Up to and including the line with "var y = d3.scaleLinear().domain([0, 9]).range([697, 20]);", write out the listing from its first line, minus the pictures.
• • • • •
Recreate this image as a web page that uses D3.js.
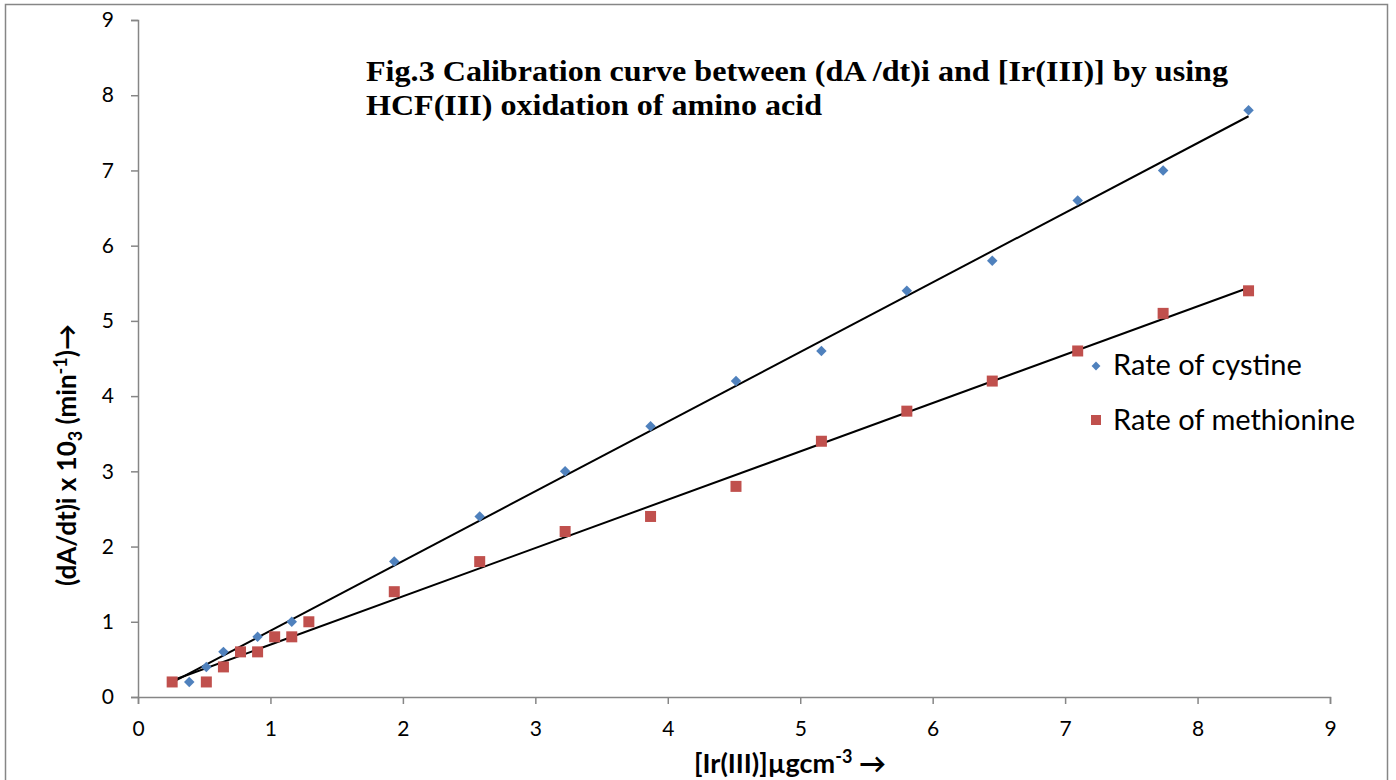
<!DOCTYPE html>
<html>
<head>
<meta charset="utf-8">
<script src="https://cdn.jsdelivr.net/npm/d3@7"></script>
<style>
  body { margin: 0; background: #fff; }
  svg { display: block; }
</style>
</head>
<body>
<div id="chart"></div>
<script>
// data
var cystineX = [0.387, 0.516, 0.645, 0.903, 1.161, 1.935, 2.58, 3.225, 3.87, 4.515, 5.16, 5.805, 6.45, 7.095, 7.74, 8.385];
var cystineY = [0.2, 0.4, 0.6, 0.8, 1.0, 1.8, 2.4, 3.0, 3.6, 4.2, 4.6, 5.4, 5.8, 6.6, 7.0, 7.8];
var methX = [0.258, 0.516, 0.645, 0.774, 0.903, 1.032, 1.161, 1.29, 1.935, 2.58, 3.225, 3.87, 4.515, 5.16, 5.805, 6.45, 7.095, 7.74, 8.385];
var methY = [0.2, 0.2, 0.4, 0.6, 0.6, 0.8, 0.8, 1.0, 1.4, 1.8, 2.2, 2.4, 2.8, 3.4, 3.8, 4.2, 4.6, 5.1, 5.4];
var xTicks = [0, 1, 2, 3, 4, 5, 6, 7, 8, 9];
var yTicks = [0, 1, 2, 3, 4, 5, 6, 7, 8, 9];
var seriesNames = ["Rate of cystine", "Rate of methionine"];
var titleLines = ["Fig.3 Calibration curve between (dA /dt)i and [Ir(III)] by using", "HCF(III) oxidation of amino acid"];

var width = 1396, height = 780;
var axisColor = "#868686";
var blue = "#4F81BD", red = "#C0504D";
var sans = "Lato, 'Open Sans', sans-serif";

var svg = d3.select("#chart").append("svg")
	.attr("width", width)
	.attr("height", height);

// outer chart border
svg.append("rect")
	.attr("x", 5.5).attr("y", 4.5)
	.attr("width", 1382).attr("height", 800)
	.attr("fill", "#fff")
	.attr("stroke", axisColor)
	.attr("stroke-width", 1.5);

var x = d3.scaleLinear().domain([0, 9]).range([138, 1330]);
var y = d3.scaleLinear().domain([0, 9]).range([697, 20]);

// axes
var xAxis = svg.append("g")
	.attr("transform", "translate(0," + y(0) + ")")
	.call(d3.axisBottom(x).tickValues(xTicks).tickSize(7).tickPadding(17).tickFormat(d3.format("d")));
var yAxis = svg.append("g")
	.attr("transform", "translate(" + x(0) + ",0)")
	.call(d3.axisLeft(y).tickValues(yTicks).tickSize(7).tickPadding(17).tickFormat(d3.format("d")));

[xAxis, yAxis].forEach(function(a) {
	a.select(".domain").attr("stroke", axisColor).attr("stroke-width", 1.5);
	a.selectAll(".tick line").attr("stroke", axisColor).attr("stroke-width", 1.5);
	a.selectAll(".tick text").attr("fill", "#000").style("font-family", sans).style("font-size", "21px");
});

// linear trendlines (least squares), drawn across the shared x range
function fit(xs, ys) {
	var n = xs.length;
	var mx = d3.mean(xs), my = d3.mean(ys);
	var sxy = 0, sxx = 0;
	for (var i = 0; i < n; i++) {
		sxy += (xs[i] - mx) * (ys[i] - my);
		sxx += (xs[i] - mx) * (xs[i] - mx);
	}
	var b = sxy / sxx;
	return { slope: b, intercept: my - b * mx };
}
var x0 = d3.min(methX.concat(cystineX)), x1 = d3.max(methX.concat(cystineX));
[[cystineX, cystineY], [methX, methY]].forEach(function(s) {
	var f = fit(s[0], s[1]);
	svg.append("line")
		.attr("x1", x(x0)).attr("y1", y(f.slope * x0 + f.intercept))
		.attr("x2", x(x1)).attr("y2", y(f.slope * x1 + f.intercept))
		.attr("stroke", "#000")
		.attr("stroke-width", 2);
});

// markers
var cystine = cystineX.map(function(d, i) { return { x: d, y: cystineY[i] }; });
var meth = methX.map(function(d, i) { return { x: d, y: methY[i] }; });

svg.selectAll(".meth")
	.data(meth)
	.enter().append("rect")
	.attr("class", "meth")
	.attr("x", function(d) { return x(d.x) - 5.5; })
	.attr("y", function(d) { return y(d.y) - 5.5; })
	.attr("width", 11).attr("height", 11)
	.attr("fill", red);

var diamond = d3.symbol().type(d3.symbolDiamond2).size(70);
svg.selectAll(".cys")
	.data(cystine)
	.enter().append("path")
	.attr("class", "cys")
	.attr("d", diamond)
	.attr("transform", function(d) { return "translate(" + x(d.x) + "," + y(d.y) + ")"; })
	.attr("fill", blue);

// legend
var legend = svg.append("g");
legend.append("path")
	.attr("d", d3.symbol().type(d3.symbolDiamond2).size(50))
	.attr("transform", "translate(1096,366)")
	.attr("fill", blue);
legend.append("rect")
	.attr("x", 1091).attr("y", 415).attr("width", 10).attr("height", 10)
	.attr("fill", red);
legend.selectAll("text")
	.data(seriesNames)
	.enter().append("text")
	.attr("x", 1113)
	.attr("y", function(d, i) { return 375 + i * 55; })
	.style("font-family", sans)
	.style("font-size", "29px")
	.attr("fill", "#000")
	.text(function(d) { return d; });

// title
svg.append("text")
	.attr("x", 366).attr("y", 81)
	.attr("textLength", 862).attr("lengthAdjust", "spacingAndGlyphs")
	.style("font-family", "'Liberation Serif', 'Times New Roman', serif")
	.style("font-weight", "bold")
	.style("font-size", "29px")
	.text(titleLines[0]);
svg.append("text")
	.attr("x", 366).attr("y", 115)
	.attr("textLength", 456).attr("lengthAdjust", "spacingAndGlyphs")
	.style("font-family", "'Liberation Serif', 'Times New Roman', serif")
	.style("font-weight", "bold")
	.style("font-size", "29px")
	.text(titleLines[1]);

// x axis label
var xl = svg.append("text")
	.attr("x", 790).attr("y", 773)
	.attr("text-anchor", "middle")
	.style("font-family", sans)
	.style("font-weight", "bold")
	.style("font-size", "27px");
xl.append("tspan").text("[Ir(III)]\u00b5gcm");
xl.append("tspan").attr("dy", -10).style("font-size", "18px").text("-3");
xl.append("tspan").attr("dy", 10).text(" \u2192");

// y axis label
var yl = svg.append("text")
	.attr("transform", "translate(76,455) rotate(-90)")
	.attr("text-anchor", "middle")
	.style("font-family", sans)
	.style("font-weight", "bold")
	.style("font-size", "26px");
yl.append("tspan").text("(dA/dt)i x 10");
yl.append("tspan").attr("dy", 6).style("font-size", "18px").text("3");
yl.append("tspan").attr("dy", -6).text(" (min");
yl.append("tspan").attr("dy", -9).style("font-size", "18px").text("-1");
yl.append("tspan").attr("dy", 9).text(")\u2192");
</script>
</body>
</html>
• • • • •
__SOLUTION BELOW__:
Recreate this image as a web page that uses D3.js.
<!DOCTYPE html>
<html>
<head>
<meta charset="utf-8">
<script src="https://cdn.jsdelivr.net/npm/d3@7"></script>
<style>
  body { margin: 0; background: #fff; }
  svg { display: block; }
</style>
</head>
<body>
<div id="chart"></div>
<script>
// data
var cystineX = [0.387, 0.516, 0.645, 0.903, 1.161, 1.935, 2.58, 3.225, 3.87, 4.515, 5.16, 5.805, 6.45, 7.095, 7.74, 8.385];
var cystineY = [0.2, 0.4, 0.6, 0.8, 1.0, 1.8, 2.4, 3.0, 3.6, 4.2, 4.6, 5.4, 5.8, 6.6, 7.0, 7.8];
var methX = [0.258, 0.516, 0.645, 0.774, 0.903, 1.032, 1.161, 1.29, 1.935, 2.58, 3.225, 3.87, 4.515, 5.16, 5.805, 6.45, 7.095, 7.74, 8.385];
var methY = [0.2, 0.2, 0.4, 0.6, 0.6, 0.8, 0.8, 1.0, 1.4, 1.8, 2.2, 2.4, 2.8, 3.4, 3.8, 4.2, 4.6, 5.1, 5.4];
var xTicks = [0, 1, 2, 3, 4, 5, 6, 7, 8, 9];
var yTicks = [0, 1, 2, 3, 4, 5, 6, 7, 8, 9];
var seriesNames = ["Rate of cystine", "Rate of methionine"];
var titleLines = ["Fig.3 Calibration curve between (dA /dt)i and [Ir(III)] by using", "HCF(III) oxidation of amino acid"];

var width = 1396, height = 780;
var axisColor = "#868686";
var blue = "#4F81BD", red = "#C0504D";
var sans = "Lato, 'Open Sans', sans-serif";

var svg = d3.select("#chart").append("svg")
	.attr("width", width)
	.attr("height", height);

// outer chart border
svg.append("rect")
	.attr("x", 5.5).attr("y", 4.5)
	.attr("width", 1382).attr("height", 800)
	.attr("fill", "#fff")
	.attr("stroke", axisColor)
	.attr("stroke-width", 1.5);

var x = d3.scaleLinear().domain([0, 9]).range([138, 1330]);
var y = d3.scaleLinear().domain([0, 9]).range([697, 20]);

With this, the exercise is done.